### What the exercise asks
Repeat the data word for word. Do not include the pictures.

### Dataset extract
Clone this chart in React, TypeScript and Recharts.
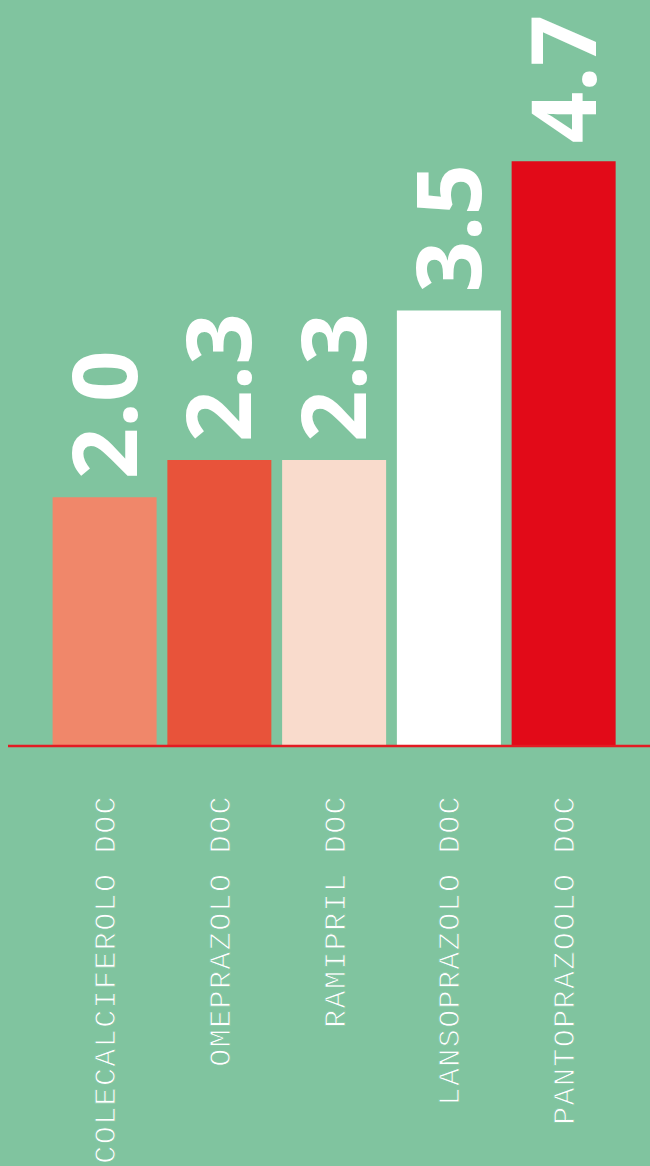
import { BarChart, Bar, XAxis, YAxis, Cell, LabelList } from "recharts";

const drugs = [
  "COLECALCIFEROLO DOC",
  "OMEPRAZOLO DOC",
  "RAMIPRIL DOC",
  "LANSOPRAZOLO DOC",
  "PANTOPRAZOOLO DOC",
];
const values = [2.0, 2.3, 2.3, 3.5, 4.7];
const barColors = ["#F0876A", "#E8533A", "#F9DBCC", "#FFFFFF", "#E20A18"];

const data = drugs.map((name, i) => ({ name, value: values[i] }));

const BG = "#80C49F";

function ValueLabel(props: any) {
  const { x, y, width, value } = props;
  const cx = x + width / 2 + 32;
  const cy = y - 18;
  return (
    <text
      x={cx}
      y={cy}
      transform={`rotate(-90, ${cx}, ${cy})`}
      textAnchor="start"
      fill="#FFFFFF"
      fontFamily="'Open Sans', Lato, sans-serif"
      fontWeight={700}
      fontSize={90}
    >
      {Number(value).toFixed(1)}
    </text>
  );
}

function DrugTick(props: any) {
  const { x, y, payload } = props;
  const tx = x + 10;
  const ty = y + 49;
  // thin the glyphs a little by outlining them in the background colour
  return (
    <text
      x={tx}
      y={ty}
      transform={`rotate(-90, ${tx}, ${ty})`}
      textAnchor="end"
      fill="#FFFFFF"
      stroke={BG}
      strokeWidth={0.9}
      fontFamily="'Liberation Mono', monospace"
      fontSize={30}
      letterSpacing={1.4}
    >
      {payload.value}
    </text>
  );
}

export default function App() {
  return (
    <div
      style={{
        position: "absolute",
        left: 0,
        top: 0,
        width: 650,
        height: 1166,
        background: BG,
        overflow: "hidden",
      }}
    >
      <div style={{ position: "absolute", left: 8, top: 8 }}>
        <BarChart
          width={642}
          height={1158}
          data={data}
          margin={{ top: 116, right: 0, bottom: 0, left: 0 }}
        >
          <XAxis
            dataKey="name"
            height={420}
            interval={0}
            tickLine={false}
            tickSize={0}
            tickMargin={0}
            axisLine={{ stroke: "#E31B23", strokeWidth: 2.5 }}
            padding={{ left: 39.6, right: 28.6 }}
            tick={<DrugTick />}
          />
          <YAxis hide domain={[0, 5]} />
          <Bar dataKey="value" barSize={104} isAnimationActive={false}>
            {data.map((d, i) => (
              <Cell key={d.name} fill={barColors[i]} />
            ))}
            <LabelList dataKey="value" content={<ValueLabel />} />
          </Bar>
        </BarChart>
      </div>
    </div>
  );
}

### Correct answer
Clone this chart in React, TypeScript and Recharts.
import { BarChart, Bar, XAxis, YAxis, Cell, LabelList } from "recharts";

const drugs = [
  "COLECALCIFEROLO DOC",
  "OMEPRAZOLO DOC",
  "RAMIPRIL DOC",
  "LANSOPRAZOLO DOC",
  "PANTOPRAZOOLO DOC",
];
const values = [2.0, 2.3, 2.3, 3.5, 4.7];
const barColors = ["#F0876A", "#E8533A", "#F9DBCC", "#FFFFFF", "#E20A18"];

const data = drugs.map((name, i) => ({ name, value: values[i] }));

const BG = "#80C49F";

function ValueLabel(props: any) {
  const { x, y, width, value } = props;
  const cx = x + width / 2 + 32;
  const cy = y - 18;
  return (
    <text
      x={cx}
      y={cy}
      transform={`rotate(-90, ${cx}, ${cy})`}
      textAnchor="start"
      fill="#FFFFFF"
      fontFamily="'Open Sans', Lato, sans-serif"
      fontWeight={700}
      fontSize={90}
    >
      {Number(value).toFixed(1)}
    </text>
  );
}

function DrugTick(props: any) {
  const { x, y, payload } = props;
  const tx = x + 10;
  const ty = y + 49;
  // thin the glyphs a little by outlining them in the background colour
  return (
    <text
      x={tx}
      y={ty}
      transform={`rotate(-90, ${tx}, ${ty})`}
      textAnchor="end"
      fill="#FFFFFF"
      stroke={BG}
      strokeWidth={0.9}
      fontFamily="'Liberation Mono', monospace"
      fontSize={30}
      letterSpacing={1.4}
    >
      {payload.value}
    </text>
  );
}

export default function App() {
  return (
    <div
      style={{
        position: "absolute",
        left: 0,
        top: 0,
        width: 650,
        height: 1166,
        background: BG,
        overflow: "hidden",
      }}
    >
      <div style={{ position: "absolute", left: 8, top: 8 }}>
        <BarChart
          width={642}
          height={1158}
          data={data}
          margin={{ top: 116, right: 0, bottom: 0, left: 0 }}
        >
          <XAxis
            dataKey="name"
            height={420}
            interval={0}
            tickLine={false}
            tickSize={0}
            tickMargin={0}
            axisLine={{ stroke: "#E31B23", strokeWidth: 2.5 }}
            padding={{ left: 39.6, right: 28.6 }}
            tick={<DrugTick />}
          />
          <YAxis hide domain={[0, 5]} />
          <Bar dataKey="value" barSize={104} isAnimationActive={false}>
            {data.map((d, i) => (
              <Cell key={d.name} fill={barColors[i]} />
            ))}
            <LabelList dataKey="value" content={<ValueLabel />} />
          </Bar>
        </BarChart>
      </div>
    </div>
  );
}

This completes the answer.